- Data segment:
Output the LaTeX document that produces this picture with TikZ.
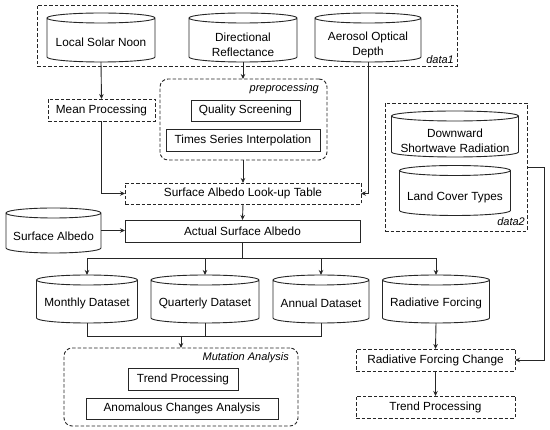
\documentclass[tikz,border=0pt]{standalone}
\usepackage{fontspec}
\setmainfont{Liberation Sans}
\usetikzlibrary{arrows.meta,calc}
\tikzset{
  ln/.style={draw=black!85, line width=0.9pt},
  arr/.style={ln, -{Stealth[length=5pt,width=4.5pt]}},
  dsh/.style={dash pattern=on 3.5pt off 2pt},
  cylnode/.style={inner sep=0pt, outer sep=0pt},
  cyltext/.style={inner sep=0pt, align=center, font=\fontsize{11.8}{13.5}\selectfont},
  boxn/.style={ln, inner sep=0pt, outer sep=0pt, align=center, font=\fontsize{11.8}{13.5}\selectfont},
  dbox/.style={boxn, dsh},
  grp/.style={ln, dsh, inner sep=0pt, outer sep=0pt},
  lab/.style={font=\fontsize{11}{12}\selectfont\itshape, inner sep=0pt},
}
% \cyl{name}{x}{y}{width}{height}{text}{text offset}
\newcommand\cyl[7]{%
  \node[cylnode, minimum width=#4pt, minimum height=#5pt] (#1) at (#2,#3) {};
  \node[cyltext] (#1-text) at (#2,#3+#7) {#6};
  \draw[ln] ([yshift=-5pt]#1.north west) -- ([yshift=5pt]#1.south west)
    arc[start angle=180,end angle=360,x radius=#4pt/2,y radius=5pt]
    -- ([yshift=-5pt]#1.north east)
    arc[start angle=0,end angle=360,x radius=#4pt/2,y radius=5pt];}
\begin{document}
\begin{tikzpicture}[x=1pt,y=-1pt]
\useasboundingbox (0,0) rectangle (550,430);
% data1 group
\node[grp, minimum width=420pt, minimum height=61pt] (data1) at (247,35.5) {};
\node[lab, anchor=east] (d1lab) at (454,60) {data1};
\cyl{lsn}{101}{37.5}{108}{49}{Local Solar Noon}{4.5}
\cyl{dr}{243}{37.5}{108}{49}{Directional\\[1.5pt]Reflectance}{7}
\cyl{aod}{368}{37.5}{106}{49}{Aerosol Optical\\[1.5pt]Depth}{7.5}
% preprocessing
\node[grp, rounded corners=8pt, minimum width=167pt, minimum height=81pt] (pre) at (243.5,119.5) {};
\node[lab, anchor=east] (prelab) at (319,89) {preprocessing};
\node[boxn, minimum width=109pt, minimum height=21pt] (qs) at (245.5,110.5) {Quality Screening};
\node[boxn, minimum width=154pt, minimum height=22pt] (tsi) at (243,140) {Times Series Interpolation};
\node[dbox, minimum width=107pt, minimum height=22pt] (mp) at (101.5,110) {Mean Processing};
\node[dbox, minimum width=236pt, minimum height=21pt] (lut) at (243,193.5) {Surface Albedo Look-up Table};
% data2 group
\node[grp, minimum width=142pt, minimum height=128pt] (data2) at (456,167) {};
\node[lab, anchor=east] (d2lab) at (525,222) {data2};
\cyl{dsr}{455}{134}{127}{46}{Downward\\[1.5pt]Shortwave Radiation}{7}
\cyl{lct}{455}{190.5}{111}{50}{Land Cover Types}{7}
% surface albedo
\cyl{sa}{53.5}{230.5}{95}{45}{Surface Albedo}{6}
\node[boxn, minimum width=235pt, minimum height=22pt] (asa) at (242.5,231) {Actual Surface Albedo};
% datasets
\cyl{md}{87}{299}{101}{48}{Monthly Dataset}{4.5}
\cyl{qd}{205}{299}{108}{48}{Quarterly Dataset}{4.5}
\cyl{ad}{321}{299}{96}{48}{Annual Dataset}{4.5}
\cyl{rf}{436}{299}{107}{48}{Radiative Forcing}{4.5}
% mutation analysis
\node[grp, rounded corners=8pt, minimum width=234pt, minimum height=78pt] (mut) at (181,387) {};
\node[lab, anchor=east] (mutlab) at (289,358) {Mutation Analysis};
\node[boxn, minimum width=110pt, minimum height=22pt] (tp1) at (183,379) {Trend Processing};
\node[boxn, minimum width=192pt, minimum height=21pt] (aca) at (182,408.5) {Anomalous Changes Analysis};
% right column
\node[dbox, minimum width=159pt, minimum height=22pt] (rfc) at (435.5,360) {Radiative Forcing Change};
\node[dbox, minimum width=159pt, minimum height=22pt] (tp2) at (435.5,407) {Trend Processing};
% connectors
\draw[arr] (lsn.south) -- (mp.north);
\draw[arr] (mp.south) |- (lut.west);
\draw[arr] (dr.south) -- (dr.south |- pre.north);
\draw[arr] (pre.south -| lut.north) -- (lut.north);
\draw[arr] (aod.south) |- (lut.east);
\draw[arr] (lut.south) -- (asa.north);
\draw[arr] (sa.east) -- (sa.east -| asa.west);
\coordinate (split) at (242.5,258);
\draw[ln] (asa.south) -- (split);
\draw[arr] (split) -| (md.north);
\draw[arr] (split) -| (qd.north);
\draw[arr] (split) -| (ad.north);
\draw[arr] (split) -| (rf.north);
\coordinate (merge) at (181,336);
\draw[ln] (md.south) |- (merge);
\draw[ln] (qd.south) |- (merge);
\draw[ln] (ad.south) |- (merge);
\draw[arr] (merge) -- (mut.north);
\draw[arr] (rf.south) -- (rfc.north);
\draw[arr] (rfc.south) -- (tp2.north);
\draw[arr] (data2.east) -- ++(17,0) |- (rfc.east);
\end{tikzpicture}
\end{document}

- What to do:
Images should not appear in the copy; retype the listing above exactly.

- Exercise output:
Output the LaTeX document that produces this picture with TikZ.
\documentclass[tikz,border=0pt]{standalone}
\usepackage{fontspec}
\setmainfont{Liberation Sans}
\usetikzlibrary{arrows.meta,calc}
\tikzset{
  ln/.style={draw=black!85, line width=0.9pt},
  arr/.style={ln, -{Stealth[length=5pt,width=4.5pt]}},
  dsh/.style={dash pattern=on 3.5pt off 2pt},
  cylnode/.style={inner sep=0pt, outer sep=0pt},
  cyltext/.style={inner sep=0pt, align=center, font=\fontsize{11.8}{13.5}\selectfont},
  boxn/.style={ln, inner sep=0pt, outer sep=0pt, align=center, font=\fontsize{11.8}{13.5}\selectfont},
  dbox/.style={boxn, dsh},
  grp/.style={ln, dsh, inner sep=0pt, outer sep=0pt},
  lab/.style={font=\fontsize{11}{12}\selectfont\itshape, inner sep=0pt},
}
% \cyl{name}{x}{y}{width}{height}{text}{text offset}
\newcommand\cyl[7]{%
  \node[cylnode, minimum width=#4pt, minimum height=#5pt] (#1) at (#2,#3) {};
  \node[cyltext] (#1-text) at (#2,#3+#7) {#6};
  \draw[ln] ([yshift=-5pt]#1.north west) -- ([yshift=5pt]#1.south west)
    arc[start angle=180,end angle=360,x radius=#4pt/2,y radius=5pt]
    -- ([yshift=-5pt]#1.north east)
    arc[start angle=0,end angle=360,x radius=#4pt/2,y radius=5pt];}
\begin{document}
\begin{tikzpicture}[x=1pt,y=-1pt]
\useasboundingbox (0,0) rectangle (550,430);
% data1 group
\node[grp, minimum width=420pt, minimum height=61pt] (data1) at (247,35.5) {};
\node[lab, anchor=east] (d1lab) at (454,60) {data1};
\cyl{lsn}{101}{37.5}{108}{49}{Local Solar Noon}{4.5}
\cyl{dr}{243}{37.5}{108}{49}{Directional\\[1.5pt]Reflectance}{7}
\cyl{aod}{368}{37.5}{106}{49}{Aerosol Optical\\[1.5pt]Depth}{7.5}
% preprocessing
\node[grp, rounded corners=8pt, minimum width=167pt, minimum height=81pt] (pre) at (243.5,119.5) {};
\node[lab, anchor=east] (prelab) at (319,89) {preprocessing};
\node[boxn, minimum width=109pt, minimum height=21pt] (qs) at (245.5,110.5) {Quality Screening};
\node[boxn, minimum width=154pt, minimum height=22pt] (tsi) at (243,140) {Times Series Interpolation};
\node[dbox, minimum width=107pt, minimum height=22pt] (mp) at (101.5,110) {Mean Processing};
\node[dbox, minimum width=236pt, minimum height=21pt] (lut) at (243,193.5) {Surface Albedo Look-up Table};
% data2 group
\node[grp, minimum width=142pt, minimum height=128pt] (data2) at (456,167) {};
\node[lab, anchor=east] (d2lab) at (525,222) {data2};
\cyl{dsr}{455}{134}{127}{46}{Downward\\[1.5pt]Shortwave Radiation}{7}
\cyl{lct}{455}{190.5}{111}{50}{Land Cover Types}{7}
% surface albedo
\cyl{sa}{53.5}{230.5}{95}{45}{Surface Albedo}{6}
\node[boxn, minimum width=235pt, minimum height=22pt] (asa) at (242.5,231) {Actual Surface Albedo};
% datasets
\cyl{md}{87}{299}{101}{48}{Monthly Dataset}{4.5}
\cyl{qd}{205}{299}{108}{48}{Quarterly Dataset}{4.5}
\cyl{ad}{321}{299}{96}{48}{Annual Dataset}{4.5}
\cyl{rf}{436}{299}{107}{48}{Radiative Forcing}{4.5}
% mutation analysis
\node[grp, rounded corners=8pt, minimum width=234pt, minimum height=78pt] (mut) at (181,387) {};
\node[lab, anchor=east] (mutlab) at (289,358) {Mutation Analysis};
\node[boxn, minimum width=110pt, minimum height=22pt] (tp1) at (183,379) {Trend Processing};
\node[boxn, minimum width=192pt, minimum height=21pt] (aca) at (182,408.5) {Anomalous Changes Analysis};
% right column
\node[dbox, minimum width=159pt, minimum height=22pt] (rfc) at (435.5,360) {Radiative Forcing Change};
\node[dbox, minimum width=159pt, minimum height=22pt] (tp2) at (435.5,407) {Trend Processing};
% connectors
\draw[arr] (lsn.south) -- (mp.north);
\draw[arr] (mp.south) |- (lut.west);
\draw[arr] (dr.south) -- (dr.south |- pre.north);
\draw[arr] (pre.south -| lut.north) -- (lut.north);
\draw[arr] (aod.south) |- (lut.east);
\draw[arr] (lut.south) -- (asa.north);
\draw[arr] (sa.east) -- (sa.east -| asa.west);
\coordinate (split) at (242.5,258);
\draw[ln] (asa.south) -- (split);
\draw[arr] (split) -| (md.north);
\draw[arr] (split) -| (qd.north);
\draw[arr] (split) -| (ad.north);
\draw[arr] (split) -| (rf.north);
\coordinate (merge) at (181,336);
\draw[ln] (md.south) |- (merge);
\draw[ln] (qd.south) |- (merge);
\draw[ln] (ad.south) |- (merge);
\draw[arr] (merge) -- (mut.north);
\draw[arr] (rf.south) -- (rfc.north);
\draw[arr] (rfc.south) -- (tp2.north);
\draw[arr] (data2.east) -- ++(17,0) |- (rfc.east);
\end{tikzpicture}
\end{document}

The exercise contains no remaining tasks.